Na noite do dia 8 de agosto, centenas de espectadores lotaram o centro comunitário Galpão Bela Maré para a primeira cerimônia de premiação “Mestre das Periferias”. O prêmio é dedicado a “estimular e promover produção de conteúdo sobre o território das periferias, fortalecendo uma perspectiva que as enxerga como espaços plurais e inventivos”. Os quatro homenageados foram o líder indígena Ailton Krenak, o ativista quilombola Antonio Bispo dos Santos (conhecido como Nêgo Bispo), Conceição Evaristo, autora premiada internacionalmente, e a saudosa vereadora Marielle Franco (in memoriam).
Para a equipe organizadora do Instituto Maria e João Aleixo (IMJA), um centro de estudos focado na periferia, baseado nas favelas do Complexo da Maré, na Zona Norte do Rio, a cerimônia de premiação de quarta-feira desempenhou um papel central na promoção do que eles chamam Paradigma de Potência. “Toda a periferia–as favelas principalmente–é descrita a partir de um discurso do paradigma da ausência, da carência, da precariedade”, disse o diretor da IMJA, Jailson de Souza e Silva. “O reconhecimento de que a periferia é central para a cidade ainda é pouco discutido no Brasil e no mundo. Construir essa referência para a gente é central, e é isso que a gente tem trabalhado desde 2016”.
Os premiados da noite, incluindo a família de Marielle Franco, receberam o troféu de Mestre das Periferias e um prêmio de R$30.000 para pesquisa e produção de conteúdo. Eles também participarão de um mini-documentário produzido pela IMJA sobre suas trajetórias de vida e contribuições para narrativas positivas sobre as periferias.
Conceição Evaristo, uma das vencedoras do prêmio, é conhecida por ser pioneira de um estilo conhecido como “escrevivência”–escrita baseada em sua experiência de vida como mulher negra. Recentemente, ela formalizou a sua candidatura à Academia Brasileira de Letras, fundada no final do século XIX pelo prolífico romancista Machado de Assis. Se eleita, Evaristo seria a primeira escritora negra da sociedade literária.
No entanto, na sua fala na noite de quarta-feira, Conceição comentou que a periferia tem mais a oferecer, indo além dos espaços de elite. “Enquanto a academia e essa cultura hegemônica conhecem só um lado da cultura, nós que viemos de outros espaços culturais, somos sábios porque nós conhecemos os dois lados”, disse Conceição. “Tenho certeza que em termos humanos, essa deferência, essa possibilidade e esse novo trabalho têm muito mais significado para meu crescimento e para minha inserção no mundo do que os outros títulos que consegui.”

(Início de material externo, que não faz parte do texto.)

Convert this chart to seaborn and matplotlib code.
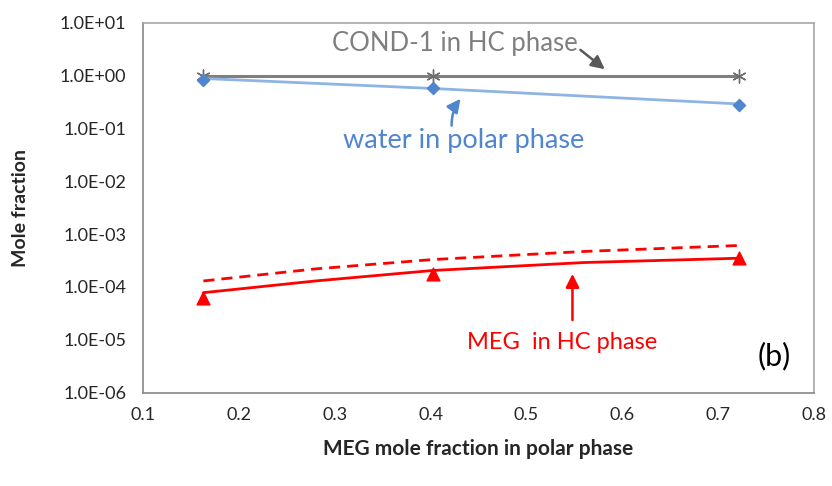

O líder indígena Ailton Krenak–renomado por seu papel na Assembléia Nacional Constituinte, que resultou em vitórias decisivas dos direitos indígenas na Constituição de 1988–ecoou Conceição, saudando a pluralidade das periferias. “Queremos juntos convocar outros pensamentos e outras questões sobre essa diversidade cultural que nós construímos, sobre esses múltiplos lugares onde nossos pobres vivem.”
Cinco meses após o assassinato ainda não solucionado de Marielle Franco, sua mãe e sua irmã fizeram um discurso mais sombrio. No entanto, como Anielle Franco, irmã de Marielle, contou histórias de sua infância na Maré e Dona Marinete Franco descreveu como foi encontrar o Papa Francisco na semana anterior, o tom se tornou esperançoso.
“Não vamos calar. Não vão calar a mãe dela. Não vão calar esse grupo de pessoas como vocês”, disse Marinete Franco ao público. Ela continuou: “Estou vendo cada dia mais pessoas em outros estados, em outros países… Todo o mundo reconhecendo quem Marielle era e quem ela continua sendo”.
Por fim, o líder e autor quilombola, Nêgo Bispo, recitou um poema que ele havia preparado para a cerimônia de premiação. Enquanto falava, suas palavras pareciam chegar muito além da Maré: “Nós somos o começo, o meio, e o começo. E por isso nós existiremos para sempre, porque para nós não existe um fim. Sorrindo nas tristezas para comemorar a vida das alegrias, nós somos a gira da gira na gira. Nós somos a periferia. Salve”.